* DATA LISTING
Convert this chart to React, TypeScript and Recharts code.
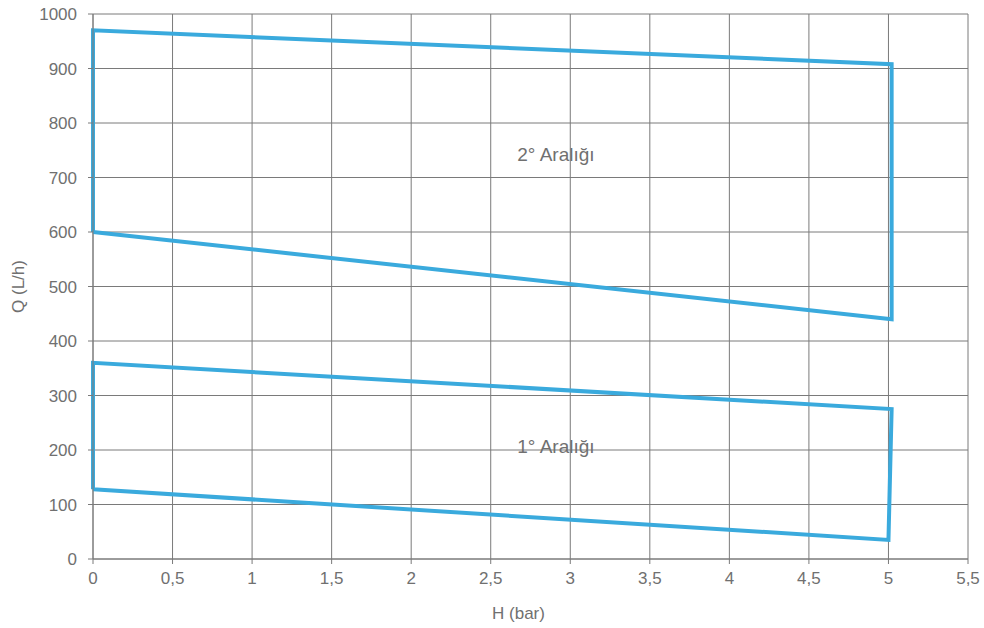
import { CartesianGrid, ComposedChart, Line, ReferenceDot, XAxis, YAxis } from "recharts";

// Q-H çalışma aralıkları (kapalı çokgenler)
const range1 = [
    { h: 0, q: 128 },
    { h: 0, q: 360 },
    { h: 5.02, q: 275 },
    { h: 5.0, q: 35 },
    { h: 0, q: 128 },
];

const range2 = [
    { h: 0, q: 600 },
    { h: 0, q: 970 },
    { h: 5.02, q: 908 },
    { h: 5.02, q: 440 },
    { h: 0, q: 600 },
];

const rangeLabels = [
    { h: 2.91, q: 742, text: "2° Aralığı" },
    { h: 2.91, q: 207, text: "1° Aralığı" },
];

const xTicks = [0, 0.5, 1, 1.5, 2, 2.5, 3, 3.5, 4, 4.5, 5, 5.5];
const yTicks = [0, 100, 200, 300, 400, 500, 600, 700, 800, 900, 1000];

const LINE_COLOR = "#3aaadd";
const GRID_COLOR = "#7a7a7a";
const TEXT_COLOR = "#707070";
const FONT = "'Liberation Sans', Arial, sans-serif";

const tickStyle = { fill: TEXT_COLOR, fontSize: 17, fontFamily: FONT };
const noteStyle = { ...tickStyle, fontSize: 19, textAnchor: "middle" };

const App = () => {
    return (
        <div style={{ position: "absolute", left: 0, top: 0, width: 984, height: 628, background: "#fff" }}>
            <ComposedChart
                width={984}
                height={628}
                margin={{ top: 14, right: 16, bottom: 0, left: 0 }}
            >
                <CartesianGrid stroke={GRID_COLOR} strokeWidth={1} />
                <XAxis
                    type="number"
                    dataKey="h"
                    domain={[0, 5.5]}
                    ticks={xTicks}
                    interval={0}
                    height={69}
                    tickSize={5}
                    tickMargin={8}
                    stroke={GRID_COLOR}
                    tick={tickStyle}
                    tickFormatter={(v: number) => String(v).replace(".", ",")}
                    label={{
                        value: "H (bar)",
                        position: "insideBottom",
                        offset: 9,
                        dx: -12,
                        style: { ...tickStyle, textAnchor: "middle" },
                    }}
                />
                <YAxis
                    type="number"
                    dataKey="q"
                    domain={[0, 1000]}
                    ticks={yTicks}
                    interval={0}
                    width={93}
                    tickSize={5}
                    tickMargin={11}
                    stroke={GRID_COLOR}
                    tick={tickStyle}
                    label={{
                        value: "Q (L/h)",
                        angle: -90,
                        position: "insideLeft",
                        offset: 18,
                        style: { ...tickStyle, textAnchor: "middle" },
                    }}
                />
                <Line
                    data={range2}
                    dataKey="q"
                    type="linear"
                    stroke={LINE_COLOR}
                    strokeWidth={4}
                    dot={false}
                    activeDot={false}
                    isAnimationActive={false}
                />
                <Line
                    data={range1}
                    dataKey="q"
                    type="linear"
                    stroke={LINE_COLOR}
                    strokeWidth={4}
                    dot={false}
                    activeDot={false}
                    isAnimationActive={false}
                />
                {rangeLabels.map((l) => (
                    <ReferenceDot
                        key={l.text}
                        x={l.h}
                        y={l.q}
                        r={0}
                        fill="none"
                        stroke="none"
                        label={{
                            value: l.text,
                            position: "center",
                            style: noteStyle,
                        }}
                    />
                ))}
            </ComposedChart>
        </div>
    );
};

export default App;
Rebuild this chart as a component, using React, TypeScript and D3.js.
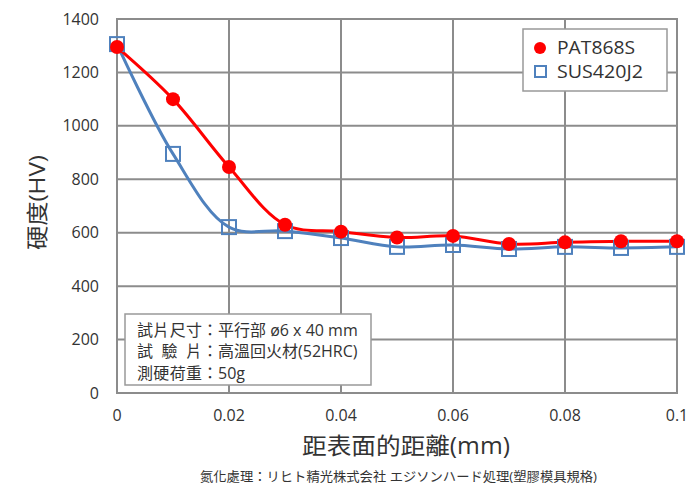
import React from "react";
import * as d3 from "d3";

const depths = [0, 0.01, 0.02, 0.03, 0.04, 0.05, 0.06, 0.07, 0.08, 0.09, 0.1];
const pat868s = [1295, 1100, 846, 630, 604, 582, 588, 558, 564, 568, 568];
const sus420j2 = [1306, 895, 621, 606, 580, 547, 554, 539, 547, 543, 547];
const xTicks = [0, 0.02, 0.04, 0.06, 0.08, 0.1];
const yTicks = [0, 200, 400, 600, 800, 1000, 1200, 1400];
const seriesNames = ["PAT868S", "SUS420J2"];
const noteLabels = ["試片尺寸", "試 驗 片", "測硬荷重"];
const noteValues = ["平行部 ø6 x 40 mm", "高溫回火材(52HRC)", "50g"];
const xTitle = "距表面的距離(mm)";
const yTitle = "硬度(HV)";
const footer = "氮化處理：リヒト精光株式会社 エジソンハード処理(塑膠模具規格)";

const W = 691, H = 488;
const FONT = "'Open Sans', 'Noto Sans CJK TC', sans-serif";

export default function App() {
  const x = d3.scaleLinear().domain([0, 0.1]).range([117, 677]);
  const y = d3.scaleLinear().domain([0, 1400]).range([393, 19]);
  const line = d3
    .line<number>()
    .x((_, i) => x(depths[i]))
    .y((d) => y(d))
    .curve(d3.curveCatmullRom.alpha(0.5));
  const red = "#ff0000";
  const blue = "#4f81bd";
  const grid = "#8c8c8c";
  return (
    <svg width={W} height={H} style={{ position: "absolute", left: 0, top: 0, background: "#fff" }} fontFamily={FONT}>
      {xTicks.map((t) => (
        <line key={"gx" + t} x1={x(t)} x2={x(t)} y1={y(1400)} y2={y(0)} stroke={grid} strokeWidth={2} />
      ))}
      {yTicks.map((t) => (
        <line key={"gy" + t} x1={x(0)} x2={x(0.1)} y1={y(t)} y2={y(t)} stroke={grid} strokeWidth={2} />
      ))}
      <rect x={x(0)} y={y(1400)} width={x(0.1) - x(0)} height={y(0) - y(1400)} fill="none" stroke={grid} strokeWidth={2} />
      {yTicks.map((t) => (
        <text key={"ty" + t} x={99} y={y(t)} dy="0.35em" textAnchor="end" fontSize={16} fill="#333">
          {t}
        </text>
      ))}
      {xTicks.map((t) => (
        <text key={"tx" + t} x={x(t)} y={415} dy="0.35em" textAnchor="middle" fontSize={16} fill="#333">
          {d3.format("~g")(t)}
        </text>
      ))}
      <text x={302} y={446} dy="0.35em" fontSize={23} fill="#333" textLength={208} lengthAdjust="spacingAndGlyphs">
        {xTitle}
      </text>
      <text transform={`translate(37,250) rotate(-90)`} dy="0.35em" fontSize={22} fill="#333" textLength={95} lengthAdjust="spacingAndGlyphs">
        {yTitle}
      </text>
      <text x={200} y={476} dy="0.35em" fontSize={13} fill="#333" textLength={397} lengthAdjust="spacingAndGlyphs">
        {footer}
      </text>

      <path d={line(sus420j2) || ""} fill="none" stroke={blue} strokeWidth={3} />
      <path d={line(pat868s) || ""} fill="none" stroke={red} strokeWidth={3} />
      {sus420j2.map((v, i) => (
        <rect key={"s" + i} x={x(depths[i]) - 7} y={y(v) - 7} width={14} height={14} fill="none" stroke={blue} strokeWidth={2} />
      ))}
      {pat868s.map((v, i) => (
        <circle key={"p" + i} cx={x(depths[i])} cy={y(v)} r={7} fill={red} />
      ))}

      <rect x={523} y={29} width={144} height={62} fill="#fff" stroke="#999" strokeWidth={1.5} />
      <circle cx={540} cy={48} r={6} fill={red} />
      <text x={557} y={48} dy="0.35em" fontSize={18} fill="#333" textLength={78} lengthAdjust="spacingAndGlyphs">{seriesNames[0]}</text>
      <rect x={535} y={66} width={11} height={11} fill="none" stroke={blue} strokeWidth={2} />
      <text x={557} y={72} dy="0.35em" fontSize={18} fill="#333" textLength={86} lengthAdjust="spacingAndGlyphs">{seriesNames[1]}</text>

      <rect x={125} y={314} width={246} height={71} fill="#fff" stroke="#999" strokeWidth={1.5} />
      {noteLabels.map((s, i) => (
        <g key={"n" + i}>
          <text x={137} y={330 + i * 21.5} dy="0.35em" fontSize={16} fill="#333" textLength={65} lengthAdjust="spacing">
            {s}
          </text>
          <text x={202} y={330 + i * 21.5} dy="0.35em" fontSize={16} fill="#333">
            {"："}
            {noteValues[i]}
          </text>
        </g>
      ))}
    </svg>
  );
}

* WRITTEN REQUEST
Every line in the data that holds "TypeScript" should be copied out.

* TASK OUTPUT
Convert this chart to React, TypeScript and Recharts code.
Rebuild this chart as a component, using React, TypeScript and D3.js.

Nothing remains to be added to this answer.